* **What is expected**
Omit all images. Transcribe the rest of the material below exactly.

··········

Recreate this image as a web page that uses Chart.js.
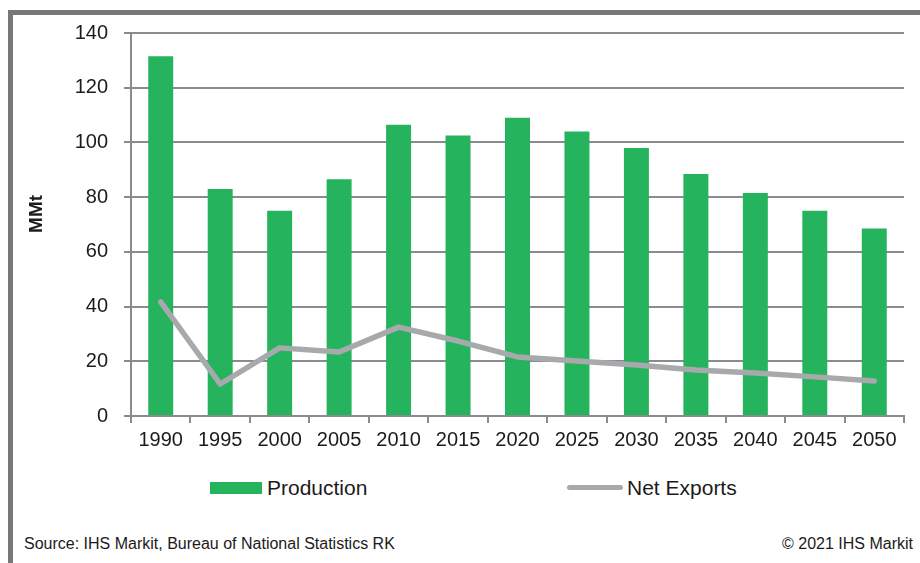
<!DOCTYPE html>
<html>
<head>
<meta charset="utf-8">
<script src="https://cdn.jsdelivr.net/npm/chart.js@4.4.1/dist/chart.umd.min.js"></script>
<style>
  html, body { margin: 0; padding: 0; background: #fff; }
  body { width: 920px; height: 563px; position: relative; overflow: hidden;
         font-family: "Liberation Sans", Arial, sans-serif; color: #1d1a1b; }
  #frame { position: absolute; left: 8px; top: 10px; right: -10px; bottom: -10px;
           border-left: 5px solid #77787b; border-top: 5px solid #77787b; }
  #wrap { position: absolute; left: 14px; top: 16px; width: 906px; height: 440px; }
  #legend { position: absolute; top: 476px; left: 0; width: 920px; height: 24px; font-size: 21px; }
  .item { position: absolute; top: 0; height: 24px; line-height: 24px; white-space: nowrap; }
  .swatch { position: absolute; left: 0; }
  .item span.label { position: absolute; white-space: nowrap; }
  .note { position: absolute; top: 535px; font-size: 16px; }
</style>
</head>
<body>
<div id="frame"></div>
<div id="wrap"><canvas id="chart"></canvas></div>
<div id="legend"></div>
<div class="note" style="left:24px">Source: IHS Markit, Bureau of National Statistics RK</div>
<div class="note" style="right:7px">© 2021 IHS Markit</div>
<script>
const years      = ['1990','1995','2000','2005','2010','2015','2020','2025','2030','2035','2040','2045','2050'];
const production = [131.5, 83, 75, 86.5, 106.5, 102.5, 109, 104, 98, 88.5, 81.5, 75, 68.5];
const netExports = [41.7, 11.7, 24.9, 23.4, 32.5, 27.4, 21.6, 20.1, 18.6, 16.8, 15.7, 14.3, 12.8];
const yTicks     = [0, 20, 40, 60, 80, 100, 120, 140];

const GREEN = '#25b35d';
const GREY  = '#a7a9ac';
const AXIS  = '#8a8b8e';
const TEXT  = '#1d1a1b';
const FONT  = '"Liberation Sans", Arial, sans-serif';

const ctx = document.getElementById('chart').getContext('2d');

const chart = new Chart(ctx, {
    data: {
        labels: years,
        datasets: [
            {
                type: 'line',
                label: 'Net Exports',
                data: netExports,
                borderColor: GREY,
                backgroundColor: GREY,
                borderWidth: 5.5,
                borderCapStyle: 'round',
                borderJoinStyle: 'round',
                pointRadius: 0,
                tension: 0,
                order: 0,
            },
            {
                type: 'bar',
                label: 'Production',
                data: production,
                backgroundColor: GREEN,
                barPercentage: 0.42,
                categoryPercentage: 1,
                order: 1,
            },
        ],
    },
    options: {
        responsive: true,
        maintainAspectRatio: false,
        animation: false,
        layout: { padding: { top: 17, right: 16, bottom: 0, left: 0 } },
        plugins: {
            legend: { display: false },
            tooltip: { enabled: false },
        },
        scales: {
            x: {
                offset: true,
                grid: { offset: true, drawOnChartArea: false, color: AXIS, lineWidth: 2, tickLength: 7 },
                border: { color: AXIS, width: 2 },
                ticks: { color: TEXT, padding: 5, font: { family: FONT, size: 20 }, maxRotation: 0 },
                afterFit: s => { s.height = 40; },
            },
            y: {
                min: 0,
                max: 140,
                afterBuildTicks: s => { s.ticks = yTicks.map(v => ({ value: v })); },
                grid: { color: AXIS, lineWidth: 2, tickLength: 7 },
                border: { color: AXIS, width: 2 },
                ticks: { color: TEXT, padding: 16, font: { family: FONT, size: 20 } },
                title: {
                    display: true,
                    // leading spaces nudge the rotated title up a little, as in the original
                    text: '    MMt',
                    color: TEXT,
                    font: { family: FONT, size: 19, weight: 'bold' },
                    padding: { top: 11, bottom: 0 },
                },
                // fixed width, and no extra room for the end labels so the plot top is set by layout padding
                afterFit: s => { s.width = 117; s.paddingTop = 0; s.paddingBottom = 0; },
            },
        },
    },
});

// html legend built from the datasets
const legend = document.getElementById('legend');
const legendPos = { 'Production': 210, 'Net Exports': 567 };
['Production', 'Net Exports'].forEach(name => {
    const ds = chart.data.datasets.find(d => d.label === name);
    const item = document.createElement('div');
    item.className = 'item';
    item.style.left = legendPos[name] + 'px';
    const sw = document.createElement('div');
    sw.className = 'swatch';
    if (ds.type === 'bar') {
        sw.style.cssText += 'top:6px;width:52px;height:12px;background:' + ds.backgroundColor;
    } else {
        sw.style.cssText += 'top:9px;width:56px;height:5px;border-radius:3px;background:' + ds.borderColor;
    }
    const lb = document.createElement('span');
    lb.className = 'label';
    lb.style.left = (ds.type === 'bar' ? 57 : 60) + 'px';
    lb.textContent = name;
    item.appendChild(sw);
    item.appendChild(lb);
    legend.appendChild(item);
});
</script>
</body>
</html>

··········

* **Solution to this task**
Recreate this image as a web page that uses Chart.js.
<!DOCTYPE html>
<html>
<head>
<meta charset="utf-8">
<script src="https://cdn.jsdelivr.net/npm/chart.js@4.4.1/dist/chart.umd.min.js"></script>
<style>
  html, body { margin: 0; padding: 0; background: #fff; }
  body { width: 920px; height: 563px; position: relative; overflow: hidden;
         font-family: "Liberation Sans", Arial, sans-serif; color: #1d1a1b; }
  #frame { position: absolute; left: 8px; top: 10px; right: -10px; bottom: -10px;
           border-left: 5px solid #77787b; border-top: 5px solid #77787b; }
  #wrap { position: absolute; left: 14px; top: 16px; width: 906px; height: 440px; }
  #legend { position: absolute; top: 476px; left: 0; width: 920px; height: 24px; font-size: 21px; }
  .item { position: absolute; top: 0; height: 24px; line-height: 24px; white-space: nowrap; }
  .swatch { position: absolute; left: 0; }
  .item span.label { position: absolute; white-space: nowrap; }
  .note { position: absolute; top: 535px; font-size: 16px; }
</style>
</head>
<body>
<div id="frame"></div>
<div id="wrap"><canvas id="chart"></canvas></div>
<div id="legend"></div>
<div class="note" style="left:24px">Source: IHS Markit, Bureau of National Statistics RK</div>
<div class="note" style="right:7px">© 2021 IHS Markit</div>
<script>
const years      = ['1990','1995','2000','2005','2010','2015','2020','2025','2030','2035','2040','2045','2050'];
const production = [131.5, 83, 75, 86.5, 106.5, 102.5, 109, 104, 98, 88.5, 81.5, 75, 68.5];
const netExports = [41.7, 11.7, 24.9, 23.4, 32.5, 27.4, 21.6, 20.1, 18.6, 16.8, 15.7, 14.3, 12.8];
const yTicks     = [0, 20, 40, 60, 80, 100, 120, 140];

const GREEN = '#25b35d';
const GREY  = '#a7a9ac';
const AXIS  = '#8a8b8e';
const TEXT  = '#1d1a1b';
const FONT  = '"Liberation Sans", Arial, sans-serif';

const ctx = document.getElementById('chart').getContext('2d');

const chart = new Chart(ctx, {
    data: {
        labels: years,
        datasets: [
            {
                type: 'line',
                label: 'Net Exports',
                data: netExports,
                borderColor: GREY,
                backgroundColor: GREY,
                borderWidth: 5.5,
                borderCapStyle: 'round',
                borderJoinStyle: 'round',
                pointRadius: 0,
                tension: 0,
                order: 0,
            },
            {
                type: 'bar',
                label: 'Production',
                data: production,
                backgroundColor: GREEN,
                barPercentage: 0.42,
                categoryPercentage: 1,
                order: 1,
            },
        ],
    },
    options: {
        responsive: true,
        maintainAspectRatio: false,
        animation: false,
        layout: { padding: { top: 17, right: 16, bottom: 0, left: 0 } },
        plugins: {
            legend: { display: false },
            tooltip: { enabled: false },
        },
        scales: {
            x: {
                offset: true,
                grid: { offset: true, drawOnChartArea: false, color: AXIS, lineWidth: 2, tickLength: 7 },
                border: { color: AXIS, width: 2 },
                ticks: { color: TEXT, padding: 5, font: { family: FONT, size: 20 }, maxRotation: 0 },
                afterFit: s => { s.height = 40; },
            },
            y: {
                min: 0,
                max: 140,
                afterBuildTicks: s => { s.ticks = yTicks.map(v => ({ value: v })); },
                grid: { color: AXIS, lineWidth: 2, tickLength: 7 },
                border: { color: AXIS, width: 2 },
                ticks: { color: TEXT, padding: 16, font: { family: FONT, size: 20 } },
                title: {
                    display: true,
                    // leading spaces nudge the rotated title up a little, as in the original
                    text: '    MMt',
                    color: TEXT,
                    font: { family: FONT, size: 19, weight: 'bold' },
                    padding: { top: 11, bottom: 0 },
                },
                // fixed width, and no extra room for the end labels so the plot top is set by layout padding
                afterFit: s => { s.width = 117; s.paddingTop = 0; s.paddingBottom = 0; },
            },
        },
    },
});

// html legend built from the datasets
const legend = document.getElementById('legend');
const legendPos = { 'Production': 210, 'Net Exports': 567 };
['Production', 'Net Exports'].forEach(name => {
    const ds = chart.data.datasets.find(d => d.label === name);
    const item = document.createElement('div');
    item.className = 'item';
    item.style.left = legendPos[name] + 'px';
    const sw = document.createElement('div');
    sw.className = 'swatch';
    if (ds.type === 'bar') {
        sw.style.cssText += 'top:6px;width:52px;height:12px;background:' + ds.backgroundColor;
    } else {
        sw.style.cssText += 'top:9px;width:56px;height:5px;border-radius:3px;background:' + ds.borderColor;
    }
    const lb = document.createElement('span');
    lb.className = 'label';
    lb.style.left = (ds.type === 'bar' ? 57 : 60) + 'px';
    lb.textContent = name;
    item.appendChild(sw);
    item.appendChild(lb);
    legend.appendChild(item);
});
</script>
</body>
</html>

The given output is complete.